С Александрой Быстржицкой в фильме «Слоны могут играть в футбол».

Фото: kino-teatr.ru

— Есть специфика работы в сериалах для стриминговых платформ?

— Способ актерского существования, например в «Содержанках», особенно в первом сезоне, это эстетическая установка режиссеров, и не имеет значения, выходит фильм на федеральном канале или на платформе. Но при внешнем минимализме страсти там кипят по полной. На федеральных каналах сериал, где детей не в капусте находят, не показали бы. Свободы и правды жизни на платформах больше.

— Вы смелый актер, но чего-то, наверное, никогда не сделаете?
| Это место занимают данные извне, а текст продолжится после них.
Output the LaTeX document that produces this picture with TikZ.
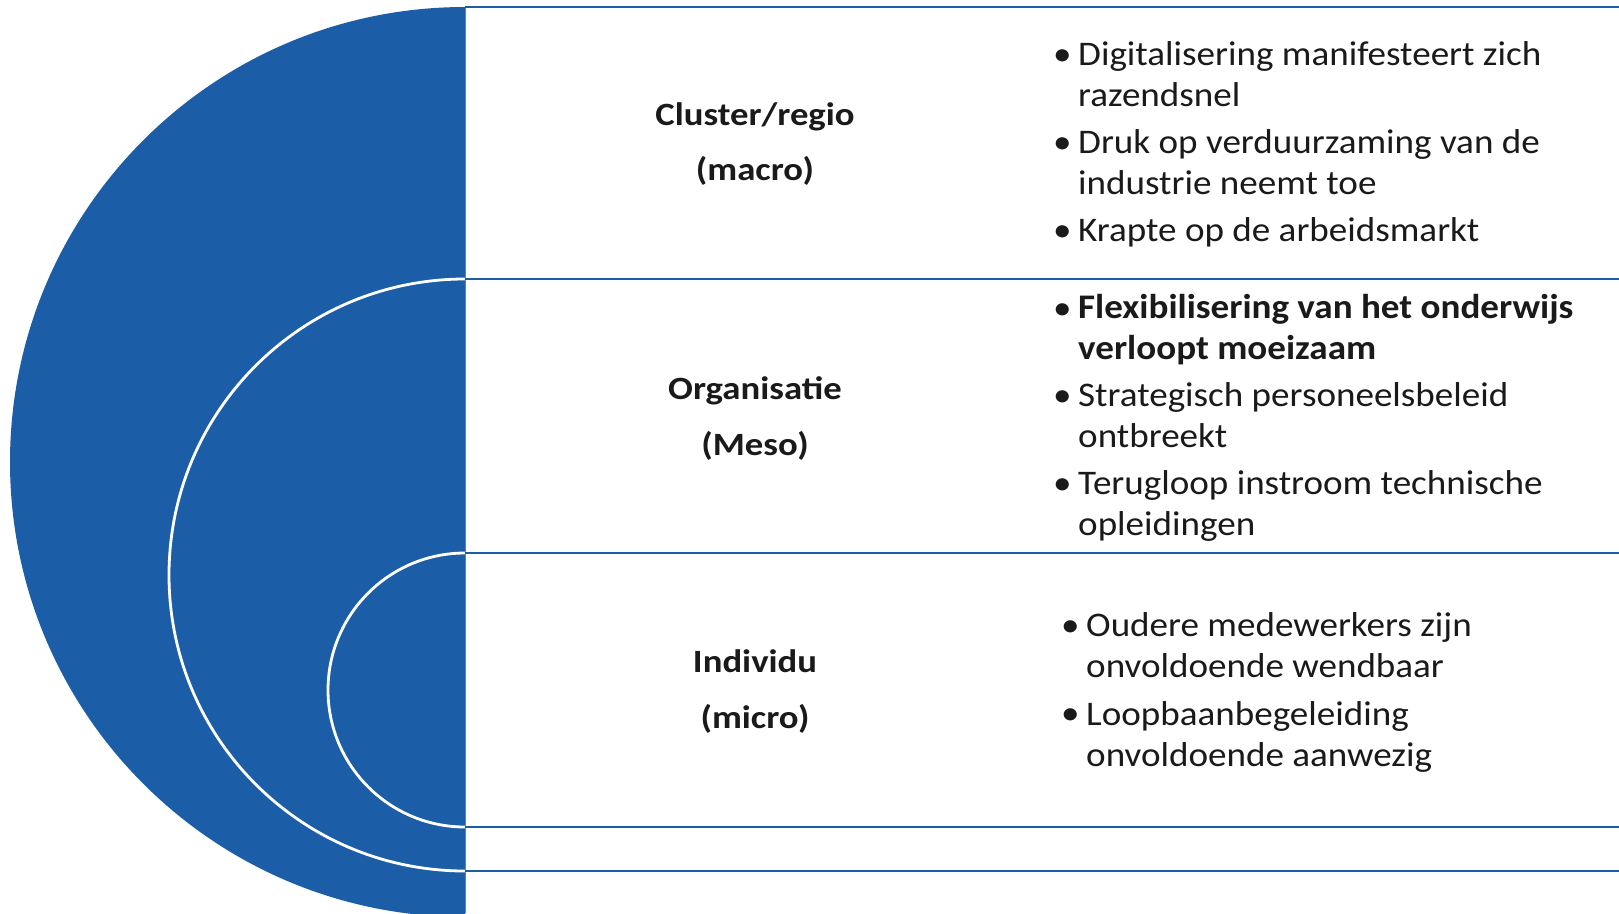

— Все должно быть художественно оправданно и осмысленно. Только тогда можно пуститься и во все тяжкие. У меня нет запретных зон. Я об этом определенно заявил после успеха вторых «Содержанок», когда меня крепко держали за артиста, способного на роли, подобные той, что я там сыграл. Я сделал серию «BIPOLARGROTESQUE», чем расстроил некоторых своих поклонниц, которые хотели бы видеть во мне до конца жизни исключительно мачообразного самца. Мое творческое самовыражение вместе с фотографом Ольгой Тупоноговой-Волковой — парадокс с точки зрения дивидендов, которые можно было стричь с других персонажей. Я сам себе, можно сказать, поставил палки в колеса. Но на аудиторию умных, чутких людей, на которую я подсознательно рассчитывал, это произвело должное впечатление и, думаю, усилило мои актерские позиции, предполагающие широкий диапазон разнохарактерных ролей.
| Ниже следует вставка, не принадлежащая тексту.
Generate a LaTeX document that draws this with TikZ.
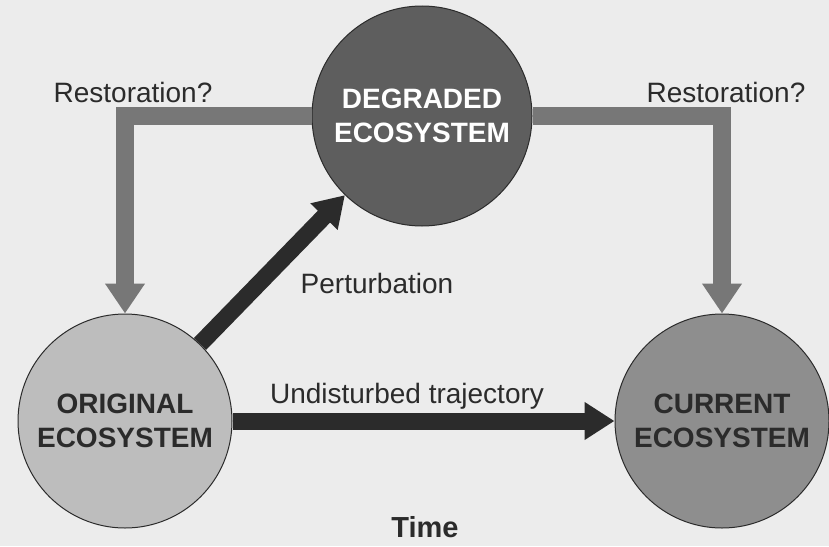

— Вы сейчас плотно заняты?

— В прошедшем году, несмотря на пандемию, у меня было много премьер. Дни были вроде заполнены разными творческими делами, но осталось ощущение, что это был вырезанный из жизни по человеческим связям год. Он нас всех спрессовал. Мы сидели по своим норкам. У многих сложилось ощущение бесперспективной перспективы, и в этом есть что-то сильно непривычное. Выражение «живи одним днем» стало почти буквальным.

— Вдруг это навсегда?

— Может быть. Но это не значит, что мы не сможем продраться к своему счастью. Мне как актеру не важно, сколько зрителей в зале. Я сейчас говорю не о выживании театра, а о самоощущении. С детства я любил играть с самим собой в комнате, где никого не было. Представлял себя каким-нибудь всадником без головы и наслаждался этим своим перевоплощением, получая удовольствие от собственных эмоций. Двадцать чутких зрителей могут оказаться куда более влиятельными, чем переполненный до отказа зал, и стать ретрансляторами художественных идей и мыслей, которые они почерпнули со сцены или с экрана.